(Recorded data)
--- BEGIN ---
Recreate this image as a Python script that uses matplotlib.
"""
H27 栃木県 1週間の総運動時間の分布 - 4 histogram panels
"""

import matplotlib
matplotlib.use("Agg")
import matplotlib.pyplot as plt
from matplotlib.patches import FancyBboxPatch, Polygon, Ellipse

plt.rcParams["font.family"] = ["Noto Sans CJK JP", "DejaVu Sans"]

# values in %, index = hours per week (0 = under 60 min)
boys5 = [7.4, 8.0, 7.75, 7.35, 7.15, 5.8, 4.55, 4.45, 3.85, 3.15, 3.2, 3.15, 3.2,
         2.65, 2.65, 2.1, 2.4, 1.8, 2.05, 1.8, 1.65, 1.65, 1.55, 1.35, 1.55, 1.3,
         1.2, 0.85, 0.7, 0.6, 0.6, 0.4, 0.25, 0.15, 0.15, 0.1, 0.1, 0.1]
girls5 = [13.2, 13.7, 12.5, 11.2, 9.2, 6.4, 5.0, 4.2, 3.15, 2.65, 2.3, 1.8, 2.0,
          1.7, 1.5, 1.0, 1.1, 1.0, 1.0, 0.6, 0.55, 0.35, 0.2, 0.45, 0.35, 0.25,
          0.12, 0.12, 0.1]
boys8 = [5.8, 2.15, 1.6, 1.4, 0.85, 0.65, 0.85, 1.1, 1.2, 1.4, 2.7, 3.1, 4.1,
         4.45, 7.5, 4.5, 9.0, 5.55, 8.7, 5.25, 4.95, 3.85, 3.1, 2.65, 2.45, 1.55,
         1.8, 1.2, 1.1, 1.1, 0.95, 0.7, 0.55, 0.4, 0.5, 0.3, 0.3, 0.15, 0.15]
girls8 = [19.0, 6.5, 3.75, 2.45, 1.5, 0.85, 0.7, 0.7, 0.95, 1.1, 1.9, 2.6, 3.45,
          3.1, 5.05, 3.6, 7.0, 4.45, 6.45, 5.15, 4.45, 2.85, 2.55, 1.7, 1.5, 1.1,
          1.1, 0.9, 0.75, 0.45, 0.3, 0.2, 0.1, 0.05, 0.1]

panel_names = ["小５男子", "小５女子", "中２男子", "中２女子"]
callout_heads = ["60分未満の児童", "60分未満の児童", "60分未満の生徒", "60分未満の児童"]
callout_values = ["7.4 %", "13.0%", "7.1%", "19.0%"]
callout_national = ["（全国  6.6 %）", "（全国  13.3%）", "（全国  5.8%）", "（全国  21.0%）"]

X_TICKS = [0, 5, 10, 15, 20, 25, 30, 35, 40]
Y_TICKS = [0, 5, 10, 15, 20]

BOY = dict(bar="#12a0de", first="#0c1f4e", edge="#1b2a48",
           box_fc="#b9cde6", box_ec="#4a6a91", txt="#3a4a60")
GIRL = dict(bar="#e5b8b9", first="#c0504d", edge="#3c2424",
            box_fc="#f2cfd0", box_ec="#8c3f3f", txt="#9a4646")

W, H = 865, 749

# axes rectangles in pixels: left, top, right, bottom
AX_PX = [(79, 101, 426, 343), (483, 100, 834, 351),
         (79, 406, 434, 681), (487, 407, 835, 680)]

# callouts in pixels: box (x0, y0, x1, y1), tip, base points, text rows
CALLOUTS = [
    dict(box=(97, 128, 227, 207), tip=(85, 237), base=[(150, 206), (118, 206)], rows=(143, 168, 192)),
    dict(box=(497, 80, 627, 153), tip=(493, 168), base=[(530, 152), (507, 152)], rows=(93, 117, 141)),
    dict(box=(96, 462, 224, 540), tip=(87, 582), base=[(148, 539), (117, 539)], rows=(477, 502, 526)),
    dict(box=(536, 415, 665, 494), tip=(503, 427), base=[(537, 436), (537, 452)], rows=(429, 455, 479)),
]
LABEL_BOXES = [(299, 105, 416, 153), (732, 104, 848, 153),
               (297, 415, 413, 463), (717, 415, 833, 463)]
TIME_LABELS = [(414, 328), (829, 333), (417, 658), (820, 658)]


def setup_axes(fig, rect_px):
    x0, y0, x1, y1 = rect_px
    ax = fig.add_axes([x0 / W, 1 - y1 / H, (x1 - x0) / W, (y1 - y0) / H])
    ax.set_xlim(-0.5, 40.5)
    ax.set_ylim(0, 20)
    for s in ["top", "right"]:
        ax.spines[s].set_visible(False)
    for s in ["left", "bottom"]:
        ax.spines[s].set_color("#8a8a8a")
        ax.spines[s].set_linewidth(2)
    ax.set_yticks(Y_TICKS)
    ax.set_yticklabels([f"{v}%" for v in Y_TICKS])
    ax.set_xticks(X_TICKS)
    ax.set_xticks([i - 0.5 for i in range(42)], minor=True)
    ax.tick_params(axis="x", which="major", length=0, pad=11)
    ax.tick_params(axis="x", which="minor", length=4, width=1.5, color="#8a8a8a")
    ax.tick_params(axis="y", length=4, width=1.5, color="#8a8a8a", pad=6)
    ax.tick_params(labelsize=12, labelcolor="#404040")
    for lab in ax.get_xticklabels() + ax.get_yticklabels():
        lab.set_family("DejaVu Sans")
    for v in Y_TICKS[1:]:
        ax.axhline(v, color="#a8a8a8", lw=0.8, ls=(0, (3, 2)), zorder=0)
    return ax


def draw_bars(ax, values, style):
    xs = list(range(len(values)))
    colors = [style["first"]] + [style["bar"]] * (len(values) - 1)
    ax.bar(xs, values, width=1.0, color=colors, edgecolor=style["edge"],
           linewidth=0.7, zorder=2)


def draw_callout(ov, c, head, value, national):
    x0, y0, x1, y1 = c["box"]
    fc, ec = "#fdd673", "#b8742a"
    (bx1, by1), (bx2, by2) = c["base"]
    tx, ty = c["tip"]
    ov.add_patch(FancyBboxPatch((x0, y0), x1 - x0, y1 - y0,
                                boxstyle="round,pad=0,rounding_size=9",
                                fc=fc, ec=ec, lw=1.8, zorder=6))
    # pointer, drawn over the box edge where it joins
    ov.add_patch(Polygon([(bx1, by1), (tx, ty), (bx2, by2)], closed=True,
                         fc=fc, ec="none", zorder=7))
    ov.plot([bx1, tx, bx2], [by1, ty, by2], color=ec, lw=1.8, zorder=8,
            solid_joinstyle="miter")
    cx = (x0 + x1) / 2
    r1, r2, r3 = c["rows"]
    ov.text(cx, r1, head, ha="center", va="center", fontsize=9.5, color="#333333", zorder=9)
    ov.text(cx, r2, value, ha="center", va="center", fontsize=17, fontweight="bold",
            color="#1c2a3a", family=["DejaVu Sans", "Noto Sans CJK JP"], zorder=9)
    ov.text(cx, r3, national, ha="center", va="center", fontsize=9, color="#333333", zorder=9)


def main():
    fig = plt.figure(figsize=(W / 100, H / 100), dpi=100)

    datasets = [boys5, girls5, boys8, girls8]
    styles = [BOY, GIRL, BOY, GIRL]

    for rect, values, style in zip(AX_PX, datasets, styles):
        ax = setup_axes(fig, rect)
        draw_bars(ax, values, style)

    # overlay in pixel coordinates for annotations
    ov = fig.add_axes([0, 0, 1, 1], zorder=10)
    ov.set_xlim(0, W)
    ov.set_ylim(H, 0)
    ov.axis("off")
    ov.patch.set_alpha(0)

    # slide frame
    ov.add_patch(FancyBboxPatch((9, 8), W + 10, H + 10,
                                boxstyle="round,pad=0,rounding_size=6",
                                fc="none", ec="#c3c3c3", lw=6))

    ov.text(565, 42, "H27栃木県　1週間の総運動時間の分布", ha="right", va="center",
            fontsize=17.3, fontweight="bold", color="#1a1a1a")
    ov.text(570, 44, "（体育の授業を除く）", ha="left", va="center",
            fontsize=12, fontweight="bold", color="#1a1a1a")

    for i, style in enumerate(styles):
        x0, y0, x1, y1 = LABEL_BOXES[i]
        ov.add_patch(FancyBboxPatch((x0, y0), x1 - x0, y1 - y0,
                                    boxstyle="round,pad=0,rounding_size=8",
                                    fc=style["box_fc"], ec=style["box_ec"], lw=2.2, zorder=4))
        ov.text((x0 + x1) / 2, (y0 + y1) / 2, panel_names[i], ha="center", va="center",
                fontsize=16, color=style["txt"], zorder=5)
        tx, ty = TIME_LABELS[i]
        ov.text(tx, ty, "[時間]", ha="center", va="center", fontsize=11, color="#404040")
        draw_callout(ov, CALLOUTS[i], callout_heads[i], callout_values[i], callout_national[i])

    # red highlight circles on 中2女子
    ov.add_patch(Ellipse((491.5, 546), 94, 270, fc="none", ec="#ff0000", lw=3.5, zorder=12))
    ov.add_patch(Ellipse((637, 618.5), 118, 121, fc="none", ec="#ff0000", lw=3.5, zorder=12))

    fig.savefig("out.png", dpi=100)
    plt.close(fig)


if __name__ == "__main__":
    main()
--- END ---
--- BEGIN ---
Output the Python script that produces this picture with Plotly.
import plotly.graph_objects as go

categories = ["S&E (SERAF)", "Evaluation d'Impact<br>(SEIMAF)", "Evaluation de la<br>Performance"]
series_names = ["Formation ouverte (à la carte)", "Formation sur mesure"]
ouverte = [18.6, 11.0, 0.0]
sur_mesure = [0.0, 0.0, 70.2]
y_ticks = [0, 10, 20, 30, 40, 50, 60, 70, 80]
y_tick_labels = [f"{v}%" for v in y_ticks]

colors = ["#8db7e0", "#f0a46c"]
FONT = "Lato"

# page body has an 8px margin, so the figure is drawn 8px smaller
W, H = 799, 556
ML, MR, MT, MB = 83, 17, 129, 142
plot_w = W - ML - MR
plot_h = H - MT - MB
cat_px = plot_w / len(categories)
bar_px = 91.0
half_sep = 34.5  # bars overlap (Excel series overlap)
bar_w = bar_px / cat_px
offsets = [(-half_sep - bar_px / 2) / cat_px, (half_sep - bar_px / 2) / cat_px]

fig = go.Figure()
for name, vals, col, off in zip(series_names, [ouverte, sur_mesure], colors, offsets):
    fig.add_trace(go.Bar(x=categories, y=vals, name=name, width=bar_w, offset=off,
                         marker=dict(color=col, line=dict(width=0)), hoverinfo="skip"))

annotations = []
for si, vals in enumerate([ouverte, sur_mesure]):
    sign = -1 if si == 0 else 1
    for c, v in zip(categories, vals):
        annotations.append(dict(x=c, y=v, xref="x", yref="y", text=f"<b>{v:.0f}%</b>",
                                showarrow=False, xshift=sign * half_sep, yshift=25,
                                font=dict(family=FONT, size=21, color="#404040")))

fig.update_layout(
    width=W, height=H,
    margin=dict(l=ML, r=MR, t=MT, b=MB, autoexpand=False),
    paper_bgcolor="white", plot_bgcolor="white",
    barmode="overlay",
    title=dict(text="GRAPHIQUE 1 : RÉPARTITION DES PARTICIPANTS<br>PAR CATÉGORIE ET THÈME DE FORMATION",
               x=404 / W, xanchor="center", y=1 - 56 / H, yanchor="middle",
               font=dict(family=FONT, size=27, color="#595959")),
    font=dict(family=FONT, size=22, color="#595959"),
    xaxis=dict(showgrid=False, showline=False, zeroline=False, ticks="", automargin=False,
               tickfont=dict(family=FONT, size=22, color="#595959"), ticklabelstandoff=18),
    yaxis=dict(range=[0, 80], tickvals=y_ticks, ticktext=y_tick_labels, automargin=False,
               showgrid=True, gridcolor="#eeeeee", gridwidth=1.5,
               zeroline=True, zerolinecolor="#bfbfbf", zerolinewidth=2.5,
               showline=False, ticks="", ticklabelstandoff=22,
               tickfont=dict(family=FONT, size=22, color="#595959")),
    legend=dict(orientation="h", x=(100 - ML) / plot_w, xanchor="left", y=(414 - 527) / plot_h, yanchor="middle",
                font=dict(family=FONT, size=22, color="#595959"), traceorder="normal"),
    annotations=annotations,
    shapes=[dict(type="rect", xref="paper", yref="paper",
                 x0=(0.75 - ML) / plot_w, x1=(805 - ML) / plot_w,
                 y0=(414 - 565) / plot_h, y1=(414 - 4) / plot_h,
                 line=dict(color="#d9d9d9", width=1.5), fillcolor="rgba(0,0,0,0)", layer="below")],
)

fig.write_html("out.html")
--- END ---
Problem statement
Above are the records; from them, give again exactly the lines from the one containing "Output the Python" through the one containing "offsets = [(-half_sep", both included.

Finished answer
Output the Python script that produces this picture with Plotly.
import plotly.graph_objects as go

categories = ["S&E (SERAF)", "Evaluation d'Impact<br>(SEIMAF)", "Evaluation de la<br>Performance"]
series_names = ["Formation ouverte (à la carte)", "Formation sur mesure"]
ouverte = [18.6, 11.0, 0.0]
sur_mesure = [0.0, 0.0, 70.2]
y_ticks = [0, 10, 20, 30, 40, 50, 60, 70, 80]
y_tick_labels = [f"{v}%" for v in y_ticks]

colors = ["#8db7e0", "#f0a46c"]
FONT = "Lato"

# page body has an 8px margin, so the figure is drawn 8px smaller
W, H = 799, 556
ML, MR, MT, MB = 83, 17, 129, 142
plot_w = W - ML - MR
plot_h = H - MT - MB
cat_px = plot_w / len(categories)
bar_px = 91.0
half_sep = 34.5  # bars overlap (Excel series overlap)
bar_w = bar_px / cat_px
offsets = [(-half_sep - bar_px / 2) / cat_px, (half_sep - bar_px / 2) / cat_px]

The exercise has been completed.